El Rayo’s rice and bean bowls
This festive Mexican restaurant, set in a refurbished gas station, offers many affordable dishes packed with the tangy, salty, spicy flavors of the cuisine. You could snack on the Mexico City-style street corn on the cob, coated with chipotle mayonnaise and dusted with cotija cheese ($4.95). The fried plantains ($5.95), fundido (chorizo cheese dip with corn chips, $5.95), and nachos ($4.25) all call to the budget diner. But go for an oft-overlooked option: the rice and bean bowls with grilled fish, steak, vegetables, or mushrooms ($8.95-$9.75). Piled high with fresh toppings like shredded lettuce, sliced radishes, and cilantro, these rice bowls leave you feeling virtuously full in a way nachos never could.

El Rayo Taqueria, 101 York St. |

Blue Rooster Food Co.
Chef/owner Damian Sansonetti sports an impressive culinary resume from the kitchen of his high-end Italian restaurant Piccolo. Sample the talented chefs’ cheaper offerings at his casual sandwich shop Blue Rooster Food Co. Blue Rooster offers “lowbrow” foods like bacon-wrapped hot dogs and tater tots, made with creative twists and high-quality ingredients. Tot standouts include Buffalo Hot Tots ($6.50), smothered in hot sauce and blue cheese, topped with fried celery root and carrot, and the Early Bird ($6.50), where a bed of fried potatoes supports bacon, a drizzle of maple mayo, hot sauce, and a fried egg. Note: Blue Rooster is one of few late night dining options in the city (open until 2 am Thursday through Saturday).

Blue Rooster Food Co., 5 Dana St. | blueroosterfood

All of the vendors in Monument Square’s Portland Public Market offer quick and affordable meal options. But Kamasouptra’s soups are hearty, creatively flavored, and surprisingly filling. A $5 cup of soup comes with a fist-sized whole wheat roll to complete the meal. Try the rich grilled cheese and tomato soup, refreshing gazpacho, or kicky jalapeño beer and cheddar. A variety of gluten-free, vegetarian, and vegan soups are always available. Should you find yourself needing fuel for back-to-school shopping while you’re at the Maine Mall, Kamasouptra’s second location in the food court is your best option.

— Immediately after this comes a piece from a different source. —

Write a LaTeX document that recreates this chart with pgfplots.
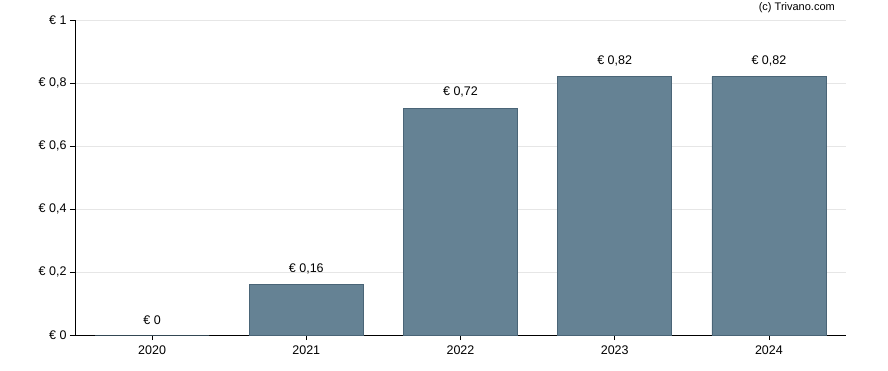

Kamasouptra, 28 Monument Way |


The hand slab at Slab

$1 oysters at Hot Suppa
Between Eventide Oyster Co., Boone’s Oyster House and Fish Room, and J’s Oyster Bar, there’s no shortage of fine places to enjoy a wide variety of bivalves from Maine and away. But the pleasure of slurping down a dozen or two often comes with a hefty price tag. Not so at Hot Suppa, the Cajun-themed West End restaurant, best known for its stellar brunch (and corresponding long waits). Their happy hour (Tuesday through Saturday, 4-6 pm) offers $1 oysters and $4-6 bar snacks, like wings, poutine, and fried calamari. If you’re old enough to enjoy the $1-off beers and house cocktails, even better.